Fayetteville, USA - The Equal Employment Opportunity Commission has announced that Family Foods, Inc., a company that operates a number of Taco Bell restaurants in North Carolina, has agreed to pay $27,000 to settle a religious discrimination lawsuit they filed last year on behalf of an employee that was fired after refusing to cut his hair for religious reasons.
Christopher Abbey, 27, worked at a Taco Bell in Fayetteville, N.C., from 2004 until 2010, when managers asked him to cut his long hair in accordance with the restaurant's grooming policy, Occupational Health and Safety magazine reports. But Abbey refused to comply with the policy on the grounds that getting a haircut violates the Nazirite religion, which he has been practicing since age 15.
According to the EEOC, "Nazirites base their religious beliefs on references in the Old Testament to individuals who took a special vow of abstinence.

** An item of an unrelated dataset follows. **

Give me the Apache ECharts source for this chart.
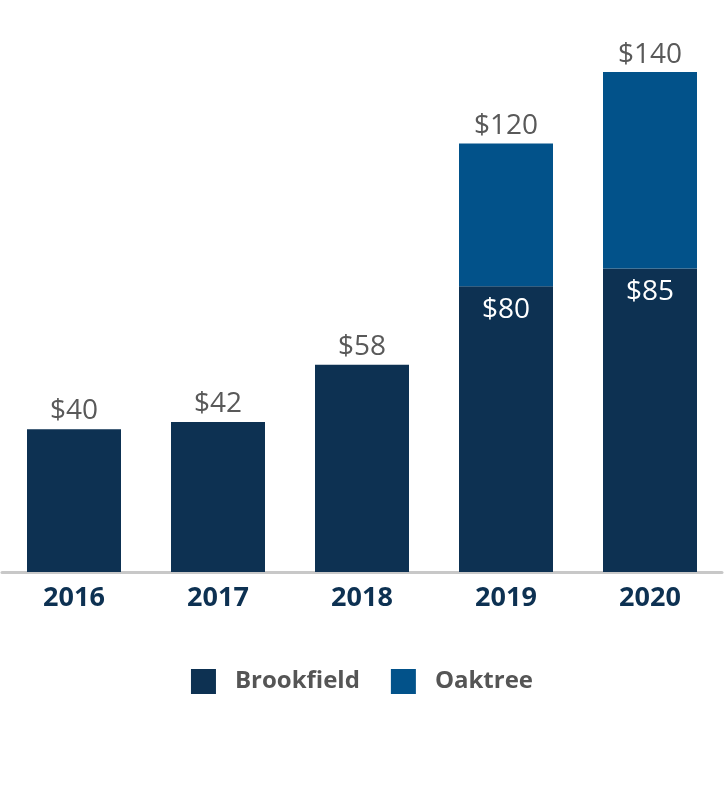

In accordance with this vow, Nazirites do not cut their hair, believing that long hair is a way of showing their devotion to God."
In July 2011, EEOC regional attorney Lynette Barnes and trial lawyer Katherine Zimmerman filed a lawsuit in the U.S. District Court of Eastern District of North Carolina alleging that Family Foods, Inc. violated Title VII of the Civil Rights Act of 1964, which requires companies employing 15 workers or more to "reasonably accommodate" their workers' religious practices unless doing so results in "undue hardship" for the company.
The lawsuit demanded that Family Foods., Inc. pay a number of damages including back pay, job search costs, and compensation for "emotional pain, suffering, inconvenience, humiliation."
In order to avoid a jury trial, the company agreed to pay $27,000 and adopt a formal policy regarding religious accommodation in addition to holding training sessions informing employees about Title VII.
Labor law attorney Kim Ryan, who reviewed the case for 9News Denver, said that a number of cases have been filed in the past on behalf of employees who refused to comply with employers' demands to change their appearance, and judges have ruled both for and against workers. In one recent case, a Muslim woman sued Abercrombie and Fitch for requiring her to remove her headscarf during shifts, and courts sided with the clothing chain.
In 2011, a Roanoke, Va.-based moving company paid $30,000 to a settle a lawsuit filed by the EEOC on behalf of a Rastafarian who was fired after refusing to cut his dreadlocks.